Leica's bring and buy sale: 28mm Elmarit resurrected
Last year I sold a two-year-old 28mm Leica Elmarit lens. It was a mistake. I ignored the maxim never to sell a Leica lens or you will regret it. Regret it I did. Despite the pleasure of banking the proceeds, when I came to my senses I had a renewed hankering to replace the Elmarit, one of the smallest and sweetest little marvels in the current Leica catalogue. Pin sharp, with a massive depth of field that makes street photography a doddle, the tiny Elmarit is a massive performer.
This 28mm piece of glass had a welcome resurgence at the time of the crop-sensored M8, when it became, effectively, a 37mm to keep the 35mm brigade happy. In recent years, following the introduction of the full-frame M9 and, latterly, the M, the twenty-eight has been rather sidelined. Everyone cleaves to the faster and slightly narrower 35mm Summicron which has become the new standard lens for street work.
But the wider Elmarit still has its followers and combines well with a 50mm as a star travelling lens pack. I seldom pack both a 35mm and a fifty because they are too close in focal length. But 28 and 50 makes sense and together creates a winning combination for the street photographer. Don't worry about the maximum 2.8 aperture because in street work your lens will be stuck on 5.6 or, even, f/8 to maximise depth of field. In fact, I think the rather slower Elmarit links well with the 50mm f/1.4 Summilux when travelling. The 28 is good for quick, zone-focused street work while the Summilux excels in low-light shots and is an impressive portrait lens, contrary to the common prejudice in favour of 75mm-plus glass.
Buying and selling lenses commercially can be a mug's game. So I've taken to tipping my wide circle of Leica owning friends the wink when I am in the market for a deal. It's surprising how often I desire something that a friend is just thinking of selling. Or vice versa, as the case may be. It's a small world, the Leica world.
An example in point: Earlier this year I was chatting to a friend at the opening of Leica's Burlington Arcade store. He was extolling the wonders of his new Sony RX1 which he had bought from a Sony dealer of our mutual acquaintance. It didn't take me long to discover that his new toy was my old RX1 which I had sold on commission in anticipation of the arrival of the A7r. Had we known in advance we could each have saved a bob or two.

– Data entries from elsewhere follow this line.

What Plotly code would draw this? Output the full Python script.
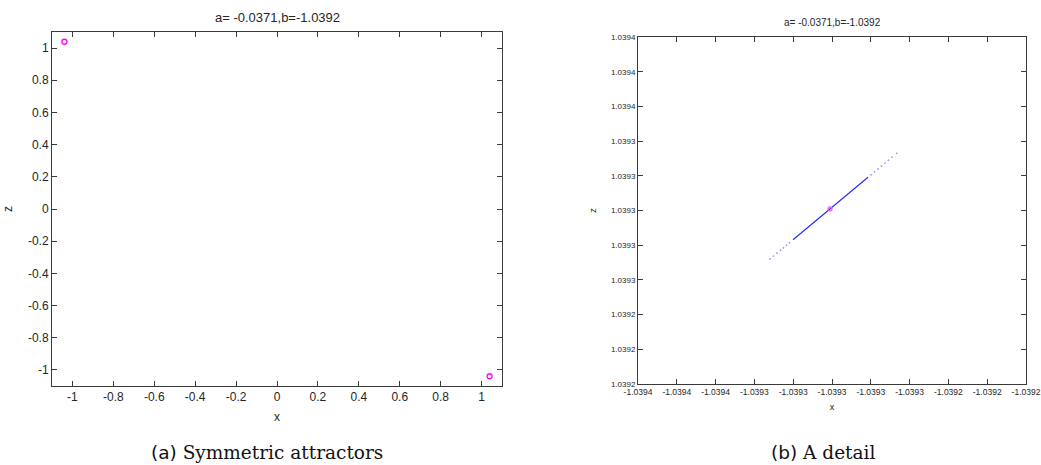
import plotly.graph_objects as go

# ---------------- data ----------------
title_text = "a= -0.0371,b=-1.0392"

# panel (a): the two symmetric attractors (fixed points)
attr_x = [-1.0393, 1.0393]
attr_z = [1.0393, -1.0393]

a_tick_vals = [-1.0, -0.8, -0.6, -0.4, -0.2, 0.0, 0.2, 0.4, 0.6, 0.8, 1.0]
a_tick_text = ["-1", "-0.8", "-0.6", "-0.4", "-0.2", "0", "0.2", "0.4", "0.6", "0.8", "1"]

# panel (b): detail around the attractor at (-1.0393, 1.0393)
core_x = [-1.03932010, -1.03928144]
core_z = [1.03928311, 1.03931919]

tail_x = [-1.03933196, -1.03933016, -1.03932835, -1.03932655, -1.03932500,
          -1.03932345, -1.03932191,
          -1.03927990, -1.03927809, -1.03927629, -1.03927449, -1.03927268,
          -1.03927088, -1.03926907, -1.03926665]
tail_z = [1.03927205, 1.03927373, 1.03927541, 1.03927710, 1.03927854,
          1.03927998, 1.03928142,
          1.03932061, 1.03932229, 1.03932398, 1.03932566, 1.03932734,
          1.03932903, 1.03933071, 1.03933297]

fixed_x = [-1.0393010]
fixed_z = [1.0393009]

b_xtick_vals = [-1.0394, -1.03938, -1.03936, -1.03934, -1.03932, -1.0393,
                -1.03928, -1.03926, -1.03924, -1.03922, -1.0392]
b_xtick_text = ["-1.0394", "-1.0394", "-1.0394", "-1.0393", "-1.0393", "-1.0393",
                "-1.0393", "-1.0393", "-1.0392", "-1.0392", "-1.0392"]
b_ytick_vals = [1.0392, 1.03922, 1.03924, 1.03926, 1.03928, 1.0393,
                1.03932, 1.03934, 1.03936, 1.03938, 1.0394]
b_ytick_text = ["1.0392", "1.0392", "1.0392", "1.0393", "1.0393", "1.0393",
                "1.0393", "1.0393", "1.0394", "1.0394", "1.0394"]

caption_a = ("(a)", "Symmetric attractors")
caption_b = ("(b)", "A detail")

# ---------------- figure ----------------
W, H = 1041, 465
TXT = "#262626"
LINE = "#3a3a3a"
SANS = "Liberation Sans, Arial, sans-serif"
EPS = 1e-10

fig = go.Figure()

fig.add_trace(go.Scatter(
    x=attr_x, y=attr_z, mode="markers", xaxis="x", yaxis="y",
    marker=dict(symbol="circle-open", size=5, color="#ff00ff", line=dict(width=1.3, color="#ff00ff")),
    showlegend=False, hoverinfo="skip"))

fig.add_trace(go.Scatter(
    x=core_x, y=core_z, mode="lines", xaxis="x2", yaxis="y2",
    line=dict(color="#2a2aff", width=1.2),
    showlegend=False, hoverinfo="skip"))
fig.add_trace(go.Scatter(
    x=tail_x, y=tail_z, mode="markers", xaxis="x2", yaxis="y2",
    marker=dict(size=1.8, color="rgba(70,70,255,0.55)"),
    showlegend=False, hoverinfo="skip"))
fig.add_trace(go.Scatter(
    x=fixed_x, y=fixed_z, mode="markers", xaxis="x2", yaxis="y2",
    marker=dict(symbol="circle-open", size=4, color="#ff40ff", line=dict(width=1.2, color="#ff40ff")),
    showlegend=False, hoverinfo="skip"))

common = dict(showline=True, linecolor=LINE, linewidth=1, mirror="ticks",
              ticks="inside", ticklen=5, tickcolor=LINE, showgrid=False,
              zeroline=False, tickmode="array", automargin=False,
              ticklabeloverflow="allow")

fig.update_layout(
    width=W, height=H,
    margin=dict(l=0, r=0, t=0, b=0, autoexpand=False),
    paper_bgcolor="white", plot_bgcolor="white",
    font=dict(family=SANS, color=TXT),
    xaxis=dict(common, domain=[52 / W, 502 / W], range=[-1.1, 1.1], anchor="y",
               tickvals=a_tick_vals, ticktext=a_tick_text,
               tickfont=dict(size=12, color=TXT),
               title=dict(text="x", font=dict(size=12, color=TXT), standoff=9)),
    yaxis=dict(common, domain=[1 - 386 / H, 1 - 32 / H], range=[-1.1, 1.1], anchor="x",
               tickvals=a_tick_vals, ticktext=a_tick_text,
               tickfont=dict(size=12, color=TXT),
               title=dict(text="z", font=dict(size=12, color=TXT), standoff=12)),
    xaxis2=dict(common, domain=[638 / W, 1026 / W], range=[-1.0394 - EPS, -1.0392 + EPS], anchor="y2",
                tickvals=b_xtick_vals, ticktext=b_xtick_text, tickangle=0,
                tickfont=dict(size=8.5, color=TXT),
                title=dict(text="x", font=dict(size=9, color=TXT), standoff=7)),
    yaxis2=dict(common, domain=[1 - 384 / H, 1 - 37 / H], range=[1.0392 - EPS, 1.0394 + EPS], anchor="x2",
                tickvals=b_ytick_vals, ticktext=b_ytick_text,
                tickfont=dict(size=8, color=TXT),
                title=dict(text="z", font=dict(size=9, color=TXT), standoff=12)),
)

anns = [
    dict(x=277 / W, y=1 - 18 / H, text=title_text, font=dict(size=13, color=TXT, family=SANS)),
    dict(x=832 / W, y=1 - 22 / H, text=title_text, font=dict(size=10, color=TXT, family=SANS)),
    dict(x=267 / W, y=1 - 452 / H,
         text=f"<span style='font-family:DejaVu Sans'>{caption_a[0]}</span> {caption_a[1]}",
         font=dict(size=18.5, color="#111111", family="DejaVu Serif, serif")),
    dict(x=823 / W, y=1 - 452 / H,
         text=f"<span style='font-family:DejaVu Sans'>{caption_b[0]}</span> {caption_b[1]}",
         font=dict(size=18.5, color="#111111", family="DejaVu Serif, serif")),
]
for a in anns:
    a.update(xref="paper", yref="paper", showarrow=False, xanchor="center", yanchor="middle",
             borderpad=0)
fig.update_layout(annotations=anns)

fig.write_html("out.html")
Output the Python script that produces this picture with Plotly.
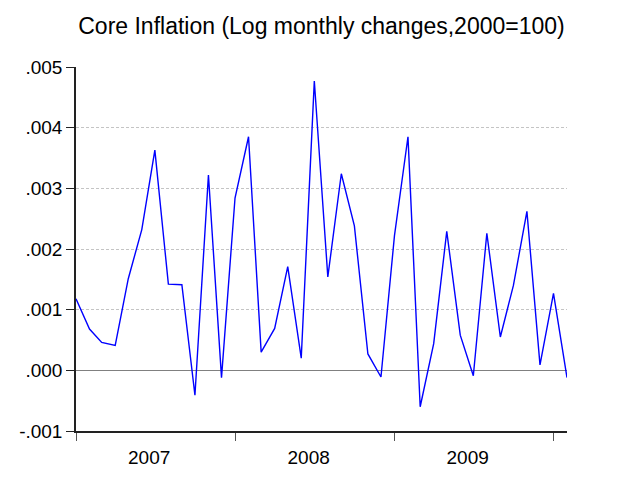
import plotly.graph_objects as go
import pandas as pd

months = pd.date_range("2007-01-01", periods=38, freq="MS")
values = [0.00118, 0.00068, 0.00046, 0.00041, 0.00151, 0.00232, 0.00363, 0.00142,
          0.00141, -0.00041, 0.00322, -0.00012, 0.00284, 0.00385, 0.00030, 0.00069,
          0.00171, 0.00020, 0.00477, 0.00154, 0.00324, 0.00238, 0.00027, -0.00011,
          0.00222, 0.00385, -0.00060, 0.00044, 0.00229, 0.00058, -0.00009, 0.00226,
          0.00055, 0.00140, 0.00262, 0.00009, 0.00127, -0.00012]
year_labels = ["2007", "2008", "2009"]
year_label_pos = ["2007-06-18", "2008-06-18", "2009-06-18"]
year_bounds = ["2007-01-01", "2008-01-01", "2009-01-01", "2010-01-01"]
y_tickvals = [-0.001, 0.0, 0.001, 0.002, 0.003, 0.004, 0.005]
y_ticktext = ["-.001", ".000", ".001", ".002", ".003", ".004", ".005"]
title_text = "Core Inflation (Log monthly changes,2000=100)"

fig = go.Figure()
fig.add_trace(go.Scatter(x=months, y=values, mode="lines",
                         line=dict(color="#0000ff", width=1.4),
                         showlegend=False, hoverinfo="skip"))

fig.update_layout(
    width=632, height=480,
    margin=dict(l=76, r=65, t=67, b=45),
    paper_bgcolor="white", plot_bgcolor="white",
    font=dict(family="Liberation Sans, Arial", color="black"),
    title=dict(text=title_text, x=0.5, xref="paper", xanchor="center",
               y=1 - 26 / 480, yref="container", yanchor="middle",
               font=dict(size=23, color="black")),
)
fig.update_xaxes(
    type="date", range=[months[0], months[-1]],
    tickvals=year_label_pos, ticktext=year_labels,
    ticks="outside", ticklen=8, tickcolor="rgba(0,0,0,0)", tickwidth=1,
    minor=dict(tickvals=year_bounds, ticks="outside", ticklen=8,
               tickcolor="#555555", tickwidth=1, showgrid=False),
    showline=True, linecolor="#222222", linewidth=1.5,
    showgrid=False, zeroline=False,
    tickfont=dict(size=19, color="black"),
)
fig.update_yaxes(
    range=[-0.001, 0.005], tickvals=y_tickvals, ticktext=y_ticktext,
    ticks="outside", ticklen=8, tickcolor="#222222", tickwidth=1,
    showline=True, linecolor="#222222", linewidth=1.5,
    showgrid=True, gridcolor="#c4c4c4", griddash="3px,2px", gridwidth=1,
    zeroline=True, zerolinecolor="#808080", zerolinewidth=1.2,
    tickfont=dict(size=19, color="black"),
)

fig.write_html("out.html")
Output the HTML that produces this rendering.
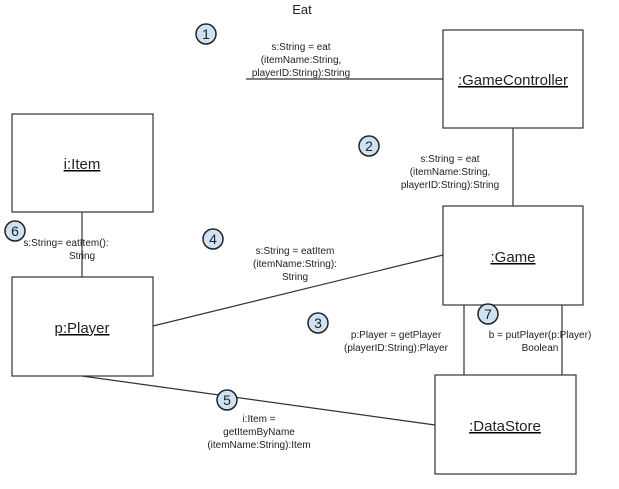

So it was that only this week I happened to be chatting with my friend John Cartwright (@JohnLeitz who bought Hercule Poirot's MP) and mentioned my much-mourned and hastily sold Elmarit. Quite by chance he was thinking of selling his mint version following a sudden lust for the faster (and bigger, it has to be said) 28mm Summicron. His lust is my gain because tomorrow we head from our different directions to central London to seal the deal. We might even find time for a couple of street shots if this fine weather holds. I will then have the Elmarit back on the shelf: Satisfaction all round and a price to keep us both happy.